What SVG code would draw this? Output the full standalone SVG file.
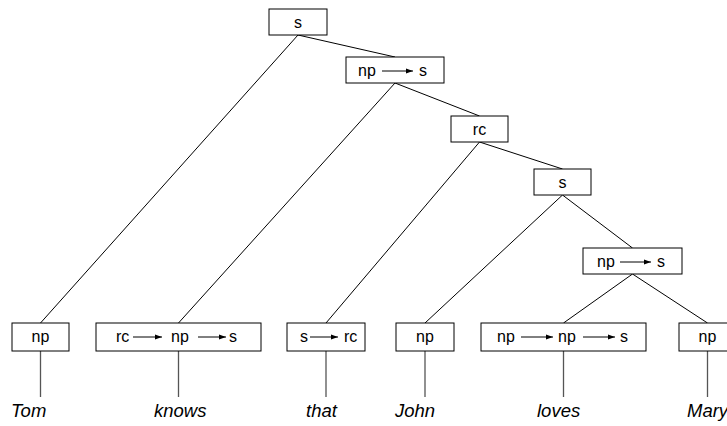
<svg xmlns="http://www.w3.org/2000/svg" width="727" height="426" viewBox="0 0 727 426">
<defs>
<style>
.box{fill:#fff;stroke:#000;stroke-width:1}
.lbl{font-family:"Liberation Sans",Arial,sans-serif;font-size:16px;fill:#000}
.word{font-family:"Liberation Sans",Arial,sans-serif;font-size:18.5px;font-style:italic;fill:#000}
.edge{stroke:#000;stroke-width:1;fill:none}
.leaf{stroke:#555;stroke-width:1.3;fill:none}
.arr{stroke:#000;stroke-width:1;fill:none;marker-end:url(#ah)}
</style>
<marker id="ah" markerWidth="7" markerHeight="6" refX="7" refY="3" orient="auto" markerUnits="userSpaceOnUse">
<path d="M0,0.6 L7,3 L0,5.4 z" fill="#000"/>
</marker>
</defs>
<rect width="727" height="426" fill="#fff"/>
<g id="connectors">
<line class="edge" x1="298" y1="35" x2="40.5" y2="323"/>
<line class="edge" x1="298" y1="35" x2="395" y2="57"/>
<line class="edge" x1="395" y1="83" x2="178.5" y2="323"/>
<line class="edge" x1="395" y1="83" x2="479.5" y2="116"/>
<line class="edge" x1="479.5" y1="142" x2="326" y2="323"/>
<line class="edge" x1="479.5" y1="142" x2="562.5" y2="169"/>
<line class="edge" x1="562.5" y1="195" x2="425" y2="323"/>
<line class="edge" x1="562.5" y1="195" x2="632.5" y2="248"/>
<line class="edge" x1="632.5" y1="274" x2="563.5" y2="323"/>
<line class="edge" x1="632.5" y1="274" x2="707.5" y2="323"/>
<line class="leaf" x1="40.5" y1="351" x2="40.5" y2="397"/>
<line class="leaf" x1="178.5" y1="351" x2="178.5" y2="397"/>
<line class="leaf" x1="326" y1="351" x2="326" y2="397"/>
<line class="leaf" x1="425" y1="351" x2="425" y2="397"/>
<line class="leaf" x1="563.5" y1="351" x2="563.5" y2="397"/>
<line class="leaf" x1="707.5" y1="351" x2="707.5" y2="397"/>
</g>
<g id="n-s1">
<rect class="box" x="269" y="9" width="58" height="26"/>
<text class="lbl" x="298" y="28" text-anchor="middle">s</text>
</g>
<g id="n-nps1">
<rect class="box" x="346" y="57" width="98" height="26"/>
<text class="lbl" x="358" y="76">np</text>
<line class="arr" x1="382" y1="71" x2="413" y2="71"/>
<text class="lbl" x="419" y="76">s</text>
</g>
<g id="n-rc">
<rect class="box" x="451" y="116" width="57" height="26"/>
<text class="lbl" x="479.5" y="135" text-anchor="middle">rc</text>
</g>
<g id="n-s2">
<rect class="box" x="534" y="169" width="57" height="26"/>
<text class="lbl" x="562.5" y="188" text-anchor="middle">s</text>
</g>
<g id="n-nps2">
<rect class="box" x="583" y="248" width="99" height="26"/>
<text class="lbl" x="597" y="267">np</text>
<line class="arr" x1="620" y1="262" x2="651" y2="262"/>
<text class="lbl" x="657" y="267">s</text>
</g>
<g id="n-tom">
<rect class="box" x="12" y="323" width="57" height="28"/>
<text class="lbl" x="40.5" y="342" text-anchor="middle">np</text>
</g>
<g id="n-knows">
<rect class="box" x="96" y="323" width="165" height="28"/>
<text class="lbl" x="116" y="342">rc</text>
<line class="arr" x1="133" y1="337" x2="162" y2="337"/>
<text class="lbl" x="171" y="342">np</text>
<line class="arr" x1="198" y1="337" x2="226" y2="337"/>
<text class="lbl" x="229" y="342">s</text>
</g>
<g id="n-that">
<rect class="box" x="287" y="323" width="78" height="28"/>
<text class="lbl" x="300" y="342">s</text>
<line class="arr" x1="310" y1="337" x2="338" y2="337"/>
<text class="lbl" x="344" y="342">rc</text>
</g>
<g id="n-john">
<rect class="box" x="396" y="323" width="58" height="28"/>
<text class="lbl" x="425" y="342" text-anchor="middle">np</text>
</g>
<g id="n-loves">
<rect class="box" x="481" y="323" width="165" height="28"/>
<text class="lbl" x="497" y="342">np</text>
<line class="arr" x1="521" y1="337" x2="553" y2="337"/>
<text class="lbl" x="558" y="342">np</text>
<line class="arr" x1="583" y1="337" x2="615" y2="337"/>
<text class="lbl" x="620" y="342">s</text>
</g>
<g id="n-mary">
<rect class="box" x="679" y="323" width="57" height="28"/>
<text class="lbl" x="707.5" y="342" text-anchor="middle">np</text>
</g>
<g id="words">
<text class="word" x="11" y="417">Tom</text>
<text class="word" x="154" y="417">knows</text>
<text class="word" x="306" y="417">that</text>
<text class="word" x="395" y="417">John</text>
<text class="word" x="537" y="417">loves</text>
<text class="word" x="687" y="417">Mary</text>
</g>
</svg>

| To be done |
All the lines above are to be reproduced exactly, except the pictures.

| The answer |
What SVG code would draw this? Output the full standalone SVG file.
<svg xmlns="http://www.w3.org/2000/svg" width="727" height="426" viewBox="0 0 727 426">
<defs>
<style>
.box{fill:#fff;stroke:#000;stroke-width:1}
.lbl{font-family:"Liberation Sans",Arial,sans-serif;font-size:16px;fill:#000}
.word{font-family:"Liberation Sans",Arial,sans-serif;font-size:18.5px;font-style:italic;fill:#000}
.edge{stroke:#000;stroke-width:1;fill:none}
.leaf{stroke:#555;stroke-width:1.3;fill:none}
.arr{stroke:#000;stroke-width:1;fill:none;marker-end:url(#ah)}
</style>
<marker id="ah" markerWidth="7" markerHeight="6" refX="7" refY="3" orient="auto" markerUnits="userSpaceOnUse">
<path d="M0,0.6 L7,3 L0,5.4 z" fill="#000"/>
</marker>
</defs>
<rect width="727" height="426" fill="#fff"/>
<g id="connectors">
<line class="edge" x1="298" y1="35" x2="40.5" y2="323"/>
<line class="edge" x1="298" y1="35" x2="395" y2="57"/>
<line class="edge" x1="395" y1="83" x2="178.5" y2="323"/>
<line class="edge" x1="395" y1="83" x2="479.5" y2="116"/>
<line class="edge" x1="479.5" y1="142" x2="326" y2="323"/>
<line class="edge" x1="479.5" y1="142" x2="562.5" y2="169"/>
<line class="edge" x1="562.5" y1="195" x2="425" y2="323"/>
<line class="edge" x1="562.5" y1="195" x2="632.5" y2="248"/>
<line class="edge" x1="632.5" y1="274" x2="563.5" y2="323"/>
<line class="edge" x1="632.5" y1="274" x2="707.5" y2="323"/>
<line class="leaf" x1="40.5" y1="351" x2="40.5" y2="397"/>
<line class="leaf" x1="178.5" y1="351" x2="178.5" y2="397"/>
<line class="leaf" x1="326" y1="351" x2="326" y2="397"/>
<line class="leaf" x1="425" y1="351" x2="425" y2="397"/>
<line class="leaf" x1="563.5" y1="351" x2="563.5" y2="397"/>
<line class="leaf" x1="707.5" y1="351" x2="707.5" y2="397"/>
</g>
<g id="n-s1">
<rect class="box" x="269" y="9" width="58" height="26"/>
<text class="lbl" x="298" y="28" text-anchor="middle">s</text>
</g>
<g id="n-nps1">
<rect class="box" x="346" y="57" width="98" height="26"/>
<text class="lbl" x="358" y="76">np</text>
<line class="arr" x1="382" y1="71" x2="413" y2="71"/>
<text class="lbl" x="419" y="76">s</text>
</g>
<g id="n-rc">
<rect class="box" x="451" y="116" width="57" height="26"/>
<text class="lbl" x="479.5" y="135" text-anchor="middle">rc</text>
</g>
<g id="n-s2">
<rect class="box" x="534" y="169" width="57" height="26"/>
<text class="lbl" x="562.5" y="188" text-anchor="middle">s</text>
</g>
<g id="n-nps2">
<rect class="box" x="583" y="248" width="99" height="26"/>
<text class="lbl" x="597" y="267">np</text>
<line class="arr" x1="620" y1="262" x2="651" y2="262"/>
<text class="lbl" x="657" y="267">s</text>
</g>
<g id="n-tom">
<rect class="box" x="12" y="323" width="57" height="28"/>
<text class="lbl" x="40.5" y="342" text-anchor="middle">np</text>
</g>
<g id="n-knows">
<rect class="box" x="96" y="323" width="165" height="28"/>
<text class="lbl" x="116" y="342">rc</text>
<line class="arr" x1="133" y1="337" x2="162" y2="337"/>
<text class="lbl" x="171" y="342">np</text>
<line class="arr" x1="198" y1="337" x2="226" y2="337"/>
<text class="lbl" x="229" y="342">s</text>
</g>
<g id="n-that">
<rect class="box" x="287" y="323" width="78" height="28"/>
<text class="lbl" x="300" y="342">s</text>
<line class="arr" x1="310" y1="337" x2="338" y2="337"/>
<text class="lbl" x="344" y="342">rc</text>
</g>
<g id="n-john">
<rect class="box" x="396" y="323" width="58" height="28"/>
<text class="lbl" x="425" y="342" text-anchor="middle">np</text>
</g>
<g id="n-loves">
<rect class="box" x="481" y="323" width="165" height="28"/>
<text class="lbl" x="497" y="342">np</text>
<line class="arr" x1="521" y1="337" x2="553" y2="337"/>
<text class="lbl" x="558" y="342">np</text>
<line class="arr" x1="583" y1="337" x2="615" y2="337"/>
<text class="lbl" x="620" y="342">s</text>
</g>
<g id="n-mary">
<rect class="box" x="679" y="323" width="57" height="28"/>
<text class="lbl" x="707.5" y="342" text-anchor="middle">np</text>
</g>
<g id="words">
<text class="word" x="11" y="417">Tom</text>
<text class="word" x="154" y="417">knows</text>
<text class="word" x="306" y="417">that</text>
<text class="word" x="395" y="417">John</text>
<text class="word" x="537" y="417">loves</text>
<text class="word" x="687" y="417">Mary</text>
</g>
</svg>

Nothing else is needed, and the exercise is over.